Date of Graduation

Spring 2017

Document Type

Honors Research Project

Degree Name

Bachelor of Science


Computer Science - Systems

Research Sponsor

Timothy O'Neil

First Reader

Zhong-Hui Duan

Second Reader

Yingcai Xiao


With serial, or sequential, computational operations' growth rate slowing over the past few years, parallel computing has become paramount to achieve speedup. In particular, GPUs (Graphics Processing Units) can be used to program parallel applications using a SIMD (Single Instruction Multiple Data) architecture. We studied SIMD applications constructed using the NVIDIA CUDA language and MERCATOR (Mapping EnumeRATOR for CUDA), a framework developed for streaming dataflow applications on the GPU. A type of operation commonly performed by streaming applications is reduction, a function that performs some associative operation on multiple data points such as summing a list of numbers (additive operator, +). By exploring numerous SIMD implementations, we investigated the influence of various factors on the performance of reductions and concurrent reductions performed over multiple tagged data streams.
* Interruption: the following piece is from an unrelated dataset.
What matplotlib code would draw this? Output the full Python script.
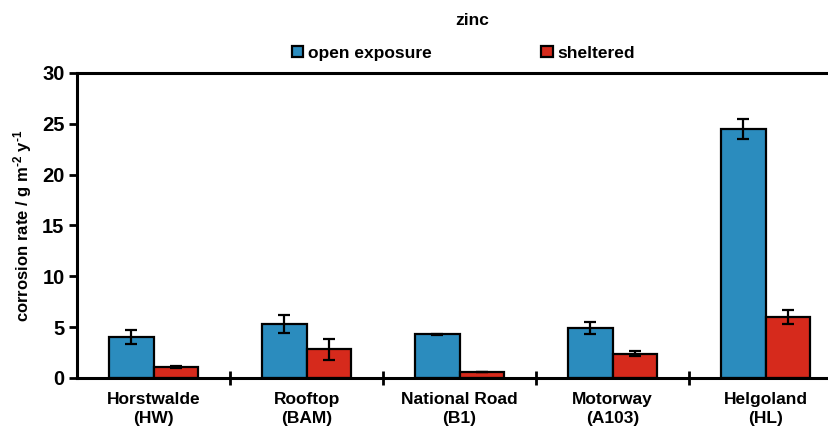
import matplotlib.pyplot as plt
import numpy as np
from matplotlib.ticker import FixedLocator

plt.rcParams['font.family'] = ['Liberation Sans', 'DejaVu Sans']
plt.rcParams['font.weight'] = 'bold'
plt.rcParams['mathtext.fontset'] = 'custom'
plt.rcParams['mathtext.bf'] = 'Liberation Sans:bold'
plt.rcParams['mathtext.rm'] = 'Liberation Sans:bold'
plt.rcParams['mathtext.default'] = 'bf'

sites = ["Horstwalde\n(HW)", "Rooftop\n(BAM)", "National Road\n(B1)",
         "Motorway\n(A103)", "Helgoland\n(HL)"]
open_rate = [4.0, 5.3, 4.3, 4.9, 24.5]
open_err = [0.7, 0.9, 0.05, 0.6, 1.0]
sheltered_rate = [1.1, 2.8, 0.6, 2.4, 6.0]
sheltered_err = [0.1, 1.0, 0.0, 0.25, 0.7]

blue = "#2b8cbe"
red = "#d62a1c"
width = 0.29

fig = plt.figure(figsize=(8.29, 4.29), dpi=100)
ax = fig.add_axes([0.093, 0.119, 0.907, 0.711])

x = np.arange(len(sites))
err_kw = dict(elinewidth=1.6, capthick=1.6, capsize=4, ecolor="black")
ax.bar(x - width / 2, open_rate, width, yerr=open_err, color=blue,
       edgecolor="black", linewidth=1.6, error_kw=err_kw, label="open exposure")
ax.bar(x + width / 2, sheltered_rate, width, yerr=sheltered_err, color=red,
       edgecolor="black", linewidth=1.6, error_kw=err_kw, label="sheltered")

ax.set_ylim(0, 30)
ax.set_xlim(-0.5, 4.415)
ax.set_yticks(range(0, 31, 5))
ax.tick_params(axis="y", direction="out", length=6, width=2, labelsize=14.5, pad=3)

# sites sit between separator ticks on the category axis
ax.xaxis.set_major_locator(FixedLocator(x))
ax.set_xticklabels(sites, fontsize=12.5, fontweight="bold", linespacing=1.35)
ax.xaxis.set_minor_locator(FixedLocator(x[:-1] + 0.5))
ax.tick_params(axis="x", which="major", length=0, pad=10)
ax.tick_params(axis="x", which="minor", direction="inout", length=10, width=2)

for side in ("left", "bottom", "top"):
    ax.spines[side].set_linewidth(2.2)
ax.spines["right"].set_visible(False)

ax.set_ylabel("corrosion rate / g m$^{\u20102}$ y$^{\u20101}$",
              fontsize=12, fontweight="bold", labelpad=6)

fig.text(0.569, 0.953, "zinc", ha="center", va="center", fontsize=12.5, fontweight="bold")
fig.legend(loc="center", bbox_to_anchor=(0.559, 0.876), ncol=2, frameon=False,
           fontsize=12.5, handlelength=0.65, handleheight=0.65, handletextpad=0.3,
           columnspacing=6.3)

fig.savefig("out.png", dpi=100)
Through our testing, we determined that the type of working memory had the greatest impact on block-wide reduction performance. Using registers as much as possible provided the greatest improvement. We also found that the CUB library provided performance similar to our fastest implementation. We then explored segmented reductions and their optimizations based on our previous findings. The results were similar for segmented reductions: using registers as much as possible provided the greatest performance.